The Lesser Antilles had been the center of operations for the British and French navies in the Western Hemisphere when the storm struck in 1780. The two countries were at war over control of the Caribbean region’s sugar production. The primary mission of the fleets was to protect merchant vessels involved in the sugar trade. Tobago, Barbados, Saint Lucia, Montserrat, Nevis, St. Kitts, and Antigua were under British control. Granada, Saint Vincent, Dominica, Guadeloupe, and Martinique were French possessions at the time. The Dutch (who would be at war against the British beginning in 1781) held St. Eustatius. France and England were also at odds in the American War of Independence. France was giving moral support and financial backing to the American rebels and using its Caribbean fleet to harass the British in American waters. The Spanish had possessions in the Greater Antilles (for example, Cuba), and their Caribbean fleet was fighting on the side of France and the American rebels.

Until July, 1780, the English and French fleets, of equal strength, had been engaged in operations around the island of Martinique, but nothing decisive occurred. As in previous years, the fleet commanders kept part of their navies out of harm’s way during the most dangerous part of the hurricane season (September to November) by sending most of the ships of the line out of the region. England would use part of its Caribbean fleet to bolster an effective blockade of its rebellious American colonies. The British fleet commander, George Rodney, sailed for North America, reaching New York on September 14. At about the same time, the commander of the French fleet, Luc Urbain de Bouexic, arrived in Brest, France, with the ships that were most in need of repairs.

Admiral Rodney had left some of his fleet behind at Gros Islet Bay in Saint Lucia. The great hurricane sank and killed the crews of three key battleships: HMS Beaver’s Prize, HMS Cornwall, and HMS Vengeance. HMS Experiment sank nearby at Saint Vincent. The crews of perhaps one hundred smaller British merchant vessels in the region were lost as well. The storm did not spare de Bouexic’s ships either, as four thousand French troops perished when a convoy of forty transports sank off Port Royal, Martinique. No large French warships sank, however. The Spanish fleet was in Havana, Cuba, and out of reach of the hurricane.

Significance

Relief efforts from outside the region were slow to materialize largely because relief convoys bearing troops and supplies were at risk of attack in time of war. In December, 1781, France attempted to send a relief convoy under the command of Bouexic to the Lesser Antilles from Brest, but a British squadron intercepted and defeated the convoy in the Bay of Biscay. The closest major food-producing area for British-held islands were the thirteen American colonies, but the ongoing American War of Independence barred organizing relief shipments to the Lesser Antilles. Eventually, small donations of private and government funds trickled in, and church sermons and newspaper advertisements in England and France called for aid to the islands, making British Barbados one of the first European colonies to have received money from its government for natural disaster relief. The Caribbean Islands’ agricultural economy would remain vulnerable to hurricanes, but, as in other parts of the world, government agencies dedicated to disaster relief were nonexistent until the second half of the twentieth century.

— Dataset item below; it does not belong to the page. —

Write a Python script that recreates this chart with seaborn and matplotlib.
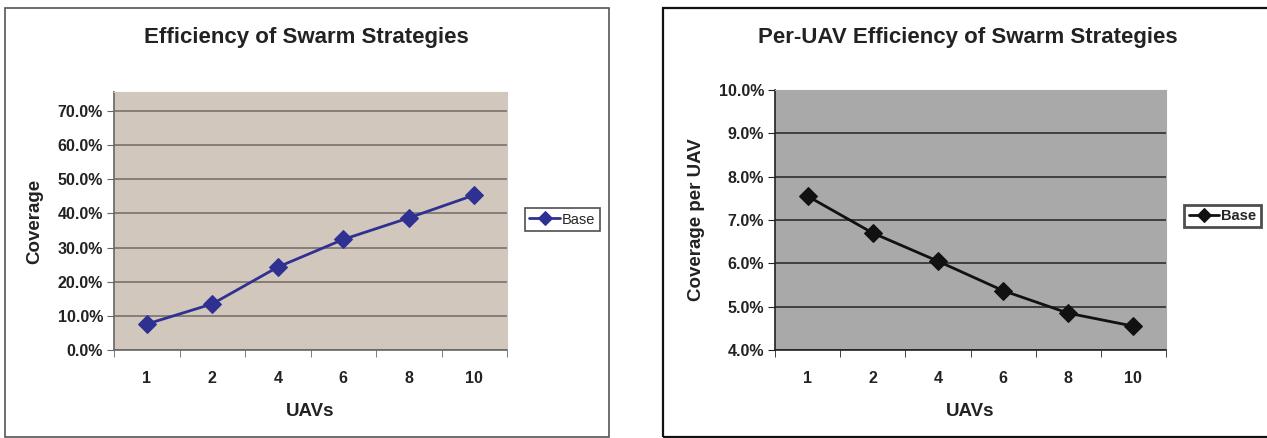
import numpy as np
import pandas as pd
import matplotlib
matplotlib.use('Agg')
import matplotlib.pyplot as plt
import matplotlib.patches as patches
from matplotlib.ticker import PercentFormatter, FixedLocator
import seaborn as sns

# Data
uavs = ['1', '2', '4', '6', '8', '10']
coverage = [7.6, 13.5, 24.3, 32.4, 38.7, 45.4]           # percent
coverage_per_uav = [7.55, 6.7, 6.05, 5.37, 4.85, 4.55]   # percent
series_name = 'Base'

sns.set_style('white')
plt.rcParams['font.family'] = ['Liberation Sans', 'DejaVu Sans']

W, H = 1267, 438
fig = plt.figure(figsize=(W / 100, H / 100), dpi=100)


def px_rect(x0, y0, x1, y1):
    # pixel box (top-left origin) -> figure fraction [l, b, w, h]
    return [x0 / W, (H - y1) / H, (x1 - x0) / W, (y1 - y0) / H]


# Panel borders
fig.patches.append(patches.Rectangle((5 / W, (H - 437) / H), 604 / W, 429 / H,
                                     transform=fig.transFigure, fill=False,
                                     edgecolor='#555555', linewidth=1.2))
fig.patches.append(patches.Rectangle((663 / W, (H - 437) / H), 700 / W, 429 / H,
                                     transform=fig.transFigure, fill=False,
                                     edgecolor='#111111', linewidth=1.6))


def draw_panel(rect, values, ylim, yticks, bg, line_color, grid_color,
               title, title_x, ylabel, legend_box, legend_bold, edge):
    ax = fig.add_axes(rect)
    df = pd.DataFrame({'UAVs': uavs, 'value': values, 'series': series_name})
    sns.lineplot(data=df, x='UAVs', y='value', hue='series', ax=ax,
                 palette=[line_color], marker='D', markersize=9,
                 markeredgecolor=line_color, linewidth=2, sort=False)
    ax.set_facecolor(bg)
    ax.set_xlim(-0.5, len(uavs) - 0.5)
    ax.set_ylim(*ylim)
    ax.yaxis.set_major_locator(FixedLocator(yticks))
    ax.yaxis.set_major_formatter(PercentFormatter(xmax=100, decimals=1))
    ax.grid(axis='y', color=grid_color, linewidth=1.1)
    ax.set_axisbelow(True)

    ax.set_xticks(range(len(uavs)))
    ax.set_xticklabels(uavs)
    ax.set_xticks(np.arange(-0.5, len(uavs)), minor=True)
    ax.tick_params(axis='x', which='major', length=0, pad=15)
    ax.tick_params(axis='x', which='minor', length=5, direction='out',
                   color=edge, bottom=True)
    ax.tick_params(axis='y', length=5, direction='out', color=edge, left=True, pad=3)
    for lab in ax.get_xticklabels() + ax.get_yticklabels():
        lab.set_fontsize(11.5)
        lab.set_fontweight('bold')
        lab.set_color('#222222')

    for side in ['top', 'right']:
        ax.spines[side].set_color(bg)
    for side in ['left', 'bottom']:
        ax.spines[side].set_color(edge)
        ax.spines[side].set_linewidth(1.2)

    ax.set_xlabel('UAVs', fontsize=13.5, fontweight='bold', color='#222222')
    ax.xaxis.set_label_coords(0.5, -0.205)
    ax.set_ylabel(ylabel, fontsize=13.5, fontweight='bold', color='#222222')
    ax.yaxis.set_label_coords(-0.18, 0.5)

    fig.text(title_x / W, 1 - 37 / H, title, ha='center', va='center',
             fontsize=16, fontweight='bold', color='#222222')

    lx0, ly0, lx1, ly1 = legend_box
    leg = ax.legend(loc='center', bbox_to_anchor=px_rect(lx0, ly0, lx1, ly1),
                    bbox_transform=fig.transFigure, frameon=True, fancybox=False,
                    handlelength=2.1, handletextpad=0.15, borderpad=0.3,
                    borderaxespad=0, prop={'size': 10.5,
                                           'weight': 'bold' if legend_bold else 'normal'})
    leg.get_frame().set_edgecolor('#222222')
    leg.get_frame().set_linewidth(2 if legend_bold else 1.2)
    for h in leg.legend_handles:
        h.set_markersize(7)
    return ax


draw_panel(px_rect(114, 92, 507, 350), coverage, (0, 75.6),
           [0, 10, 20, 30, 40, 50, 60, 70], '#d2c7bc', '#2e3192', '#6f6a66',
           'Efficiency of Swarm Strategies', 306, 'Coverage',
           (521, 207, 604, 232), False, '#666666')

draw_panel(px_rect(775, 90, 1166, 350), coverage_per_uav, (4, 10),
           [4, 5, 6, 7, 8, 9, 10], '#a9a9a9', '#111111', '#222222',
           'Per-UAV Efficiency of Swarm Strategies', 968, 'Coverage per UAV',
           (1183, 204, 1262, 228), True, '#222222')

fig.savefig('out.png', dpi=100)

The great Caribbean hurricane’s widespread destruction in the Antilles, in addition to killing thousands, jeopardized the investments of colonial planters and merchants by shattering thousands of hectares of sugarcane. Local plantation managers and merchants had to rely on credit from merchants in their home countries to finance repairs. The purchase and transport of thousands of new slaves also were costly. Debts were so great that many planters sold their holdings to creditors or to owners of larger plantations. It took more than two years for sugar production to return to levels seen before the hurricane.

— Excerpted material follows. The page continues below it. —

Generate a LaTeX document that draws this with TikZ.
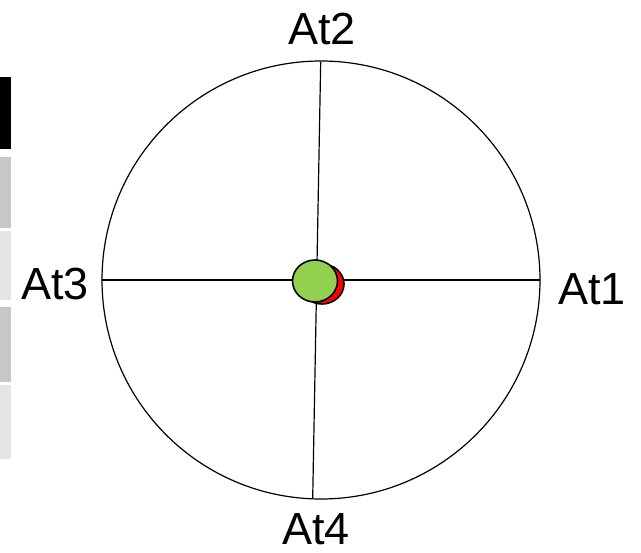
\documentclass[tikz,border=0pt]{standalone}
\usepackage{fontspec}
\setmainfont{Liberation Sans}
\begin{document}
\begin{tikzpicture}[x=1pt,y=-1pt,
  lab/.style={font=\fontsize{45}{50}\selectfont, inner sep=0pt},
  ln/.style={draw=black, line width=1.2pt}]
\useasboundingbox (0,0) rectangle (641,553);
% left bars
\fill[black] (0,77) rectangle (11,149);
\fill[black!22] (0,157) rectangle (11,228);
\fill[black!10] (0,231) rectangle (11,300);
\fill[black!22] (0,307) rectangle (11,382);
\fill[black!10] (0,385) rectangle (11,459);
% circle
\node[circle, draw=black, line width=1.2pt, minimum size=438pt, inner sep=0pt] (dial) at (321,280) {};
\coordinate (top) at (320.7,62);
\coordinate (bot) at (312.7,498);
\coordinate (lft) at (102,280);
\coordinate (rgt) at (540,280);
\draw[ln] (lft) -- (rgt);
\draw[ln] (top) -- (bot);
% markers
\draw[line width=1.6pt, fill=red] (322,284) ellipse [x radius=22, y radius=20];
\draw[line width=1.6pt, fill={rgb,255:red,146;green,208;blue,80}] (315,281) ellipse [x radius=22.5, y radius=21];
% labels
\node[lab, anchor=base] (a2) at (322,45) {At2};
\node[lab, anchor=base] (a4) at (316,545) {At4};
\node[lab, anchor=base west] (a3) at (21,300) {At3};
\node[lab, anchor=base west] (a1) at (558,305) {At1};
\end{tikzpicture}
\end{document}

In the short term, the hurricane had influenced as well the course of the war between the French and British in the Caribbean. In February, 1781, Rodney was back in the region. His fleet overwhelmed the storm-damaged defenses of the Dutch island of St. Eustatius. However, because the British fleet was battered by the hurricane, the French and Spanish naval forces were able to take the British islands of Tobago, Montserrat, St. Kitts, and Nevis in 1781. The British would eventually replace the warships lost in the great hurricane and take control of most of the Lesser Antilles islands and the sugar trade before the Treaty of Paris ended the conflict in 1783.

Bibliography

Ludlum, David. Early American Hurricanes. Boston: American Meteorological Society, 1963. Ludlum details the 1780 storm’s track and includes several quotations from primary sources describing the impacts of the hurricane.

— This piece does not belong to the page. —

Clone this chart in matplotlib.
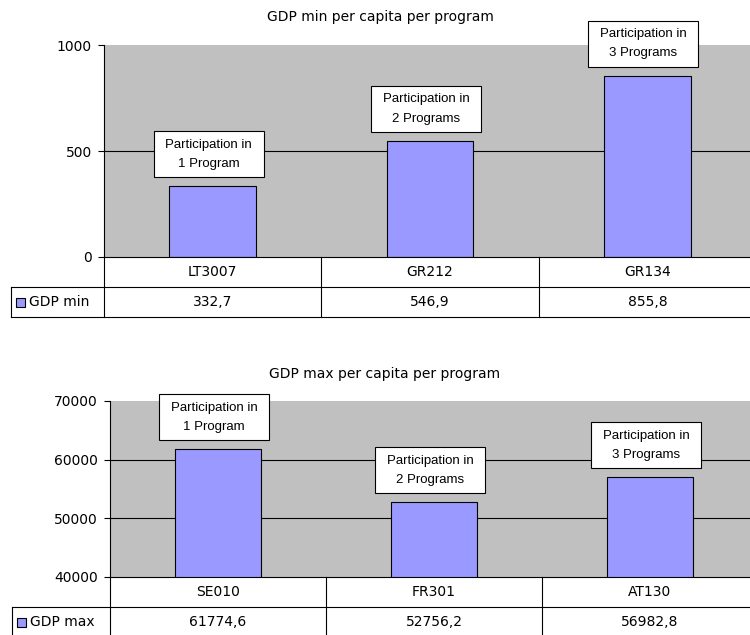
import matplotlib
matplotlib.use('Agg')
import matplotlib.pyplot as plt
import matplotlib.transforms as mtransforms
from matplotlib.patches import Rectangle

plt.rcParams['font.family'] = ['DejaVu Sans']

# ---------------- data ----------------
min_regions = ['LT3007', 'GR212', 'GR134']
min_values = [332.7, 546.9, 855.8]
max_regions = ['SE010', 'FR301', 'AT130']
max_values = [61774.6, 52756.2, 56982.8]
participation = ['Participation in\n1 Program',
                 'Participation in\n2 Programs',
                 'Participation in\n3 Programs']
min_ticks = [0, 500, 1000]
max_ticks = [40000, 50000, 60000, 70000]

W, H = 750, 635
FS = 10
BOX_FONT = ['Liberation Sans', 'DejaVu Sans']
BOX_FS = 9.5
LW = 0.8
BAR_COLOR = '#9999FF'
BG = '#C0C0C0'

fig = plt.figure(figsize=(W / 100, H / 100), dpi=100)


def rect(l, t, r, b):
    return [l / W, 1 - b / H, (r - l) / W, (b - t) / H]


def fmt(v):
    return f"{v:.1f}".replace('.', ',')


def panel(title, title_x, title_y, box, leg_left, regions, values, name,
          ylim, yticks):
    l, t, r, b = box
    ax = fig.add_axes(rect(l, t, r, b))
    ax.set_facecolor(BG)
    x = list(range(len(regions)))
    ax.set_xlim(-0.5, len(regions) - 0.5)
    ax.set_ylim(*ylim)
    ax.set_yticks(yticks)
    ax.set_yticklabels([str(v) for v in yticks], fontsize=FS)
    ax.set_xticks([])
    ax.tick_params(axis='y', direction='out', length=4.3, width=LW, pad=4.3,
                   colors='black')
    for s in ['top', 'right', 'bottom']:
        ax.spines[s].set_visible(False)
    ax.spines['left'].set_linewidth(LW)
    for yv in yticks[1:-1]:
        ax.axhline(yv, color='black', lw=LW, zorder=1)
    ax.bar(x, values, width=0.4, color=BAR_COLOR, edgecolor='black',
           linewidth=LW, zorder=2)

    # annotation boxes
    bw, bh, gap = 110, 46, 9
    for i, (v, txt) in enumerate(zip(values, participation)):
        tr = mtransforms.Affine2D() + mtransforms.ScaledTranslation(
            i, v, ax.transData)
        ax.add_patch(Rectangle((-bw / 2 - 4, gap), bw, bh, transform=tr,
                               facecolor='white', edgecolor='black', lw=LW,
                               clip_on=False, zorder=4))
        ax.text(-4, gap + bh / 2, txt, transform=tr, ha='center', va='center',
                fontsize=BOX_FS, family=BOX_FONT, linespacing=1.8,
                multialignment='center', zorder=5, clip_on=False)

    fig.text(title_x / W, 1 - title_y / H, title, ha='center', va='center',
             fontsize=FS)

    # data table
    tax = fig.add_axes(rect(l, b, r, b + 60), sharex=ax)
    tax.set_ylim(0, 2)
    tax.axis('off')
    n = len(regions)
    leg_x = -0.5 + (leg_left - l) / (r - l) * n
    kw = dict(color='black', lw=LW, clip_on=False)
    tax.plot([-0.5, n - 0.5], [2, 2], **kw)
    tax.plot([leg_x, n - 0.5], [1, 1], **kw)
    tax.plot([leg_x, n - 0.5], [0, 0], **kw)
    tax.plot([-0.5, -0.5], [0, 2], **kw)
    tax.plot([leg_x, leg_x], [0, 1], **kw)
    for k in range(1, n):
        tax.plot([k - 0.5, k - 0.5], [0, 2], **kw)
    for i, (reg, v) in enumerate(zip(regions, values)):
        tax.text(i, 1.5, reg, ha='center', va='center', fontsize=FS,
                 clip_on=False)
        tax.text(i, 0.5, fmt(v), ha='center', va='center', fontsize=FS,
                 clip_on=False)
    # legend key
    px = n / (r - l)
    tax.add_patch(Rectangle((leg_x + 5 * px, 0.5 - 4.5 / 30), 9 * px, 9 / 30,
                            facecolor=BAR_COLOR, edgecolor='black', lw=LW,
                            clip_on=False))
    tax.text(leg_x + 18 * px, 0.5, name, ha='left', va='center', fontsize=FS,
             clip_on=False)
    return ax


panel('GDP min per capita per program', 380, 17, (104, 45, 756, 257), 11,
      min_regions, min_values, 'GDP min', (0, 1000), min_ticks)
panel('GDP max per capita per program', 385, 374, (110, 401, 758, 577), 12,
      max_regions, max_values, 'GDP max', (40000, 70000), max_ticks)

fig.savefig('out.png', dpi=100, facecolor='white')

Mulcahy, Matthew. Melancholy and Fatal Calamities: Hurricanes and Society in the British Greater Caribbean. Baltimore: Johns Hopkins University Press, 2005. A thorough account of how inhabitants and governments of the Caribbean region have dealt with hurricanes.

Reclus, Elisée. The Ocean, Atmosphere, and Life. New York: Harper and Brothers, 1873. This older work by a French geographer is often quoted for its description of the death and destruction caused by hurricanes.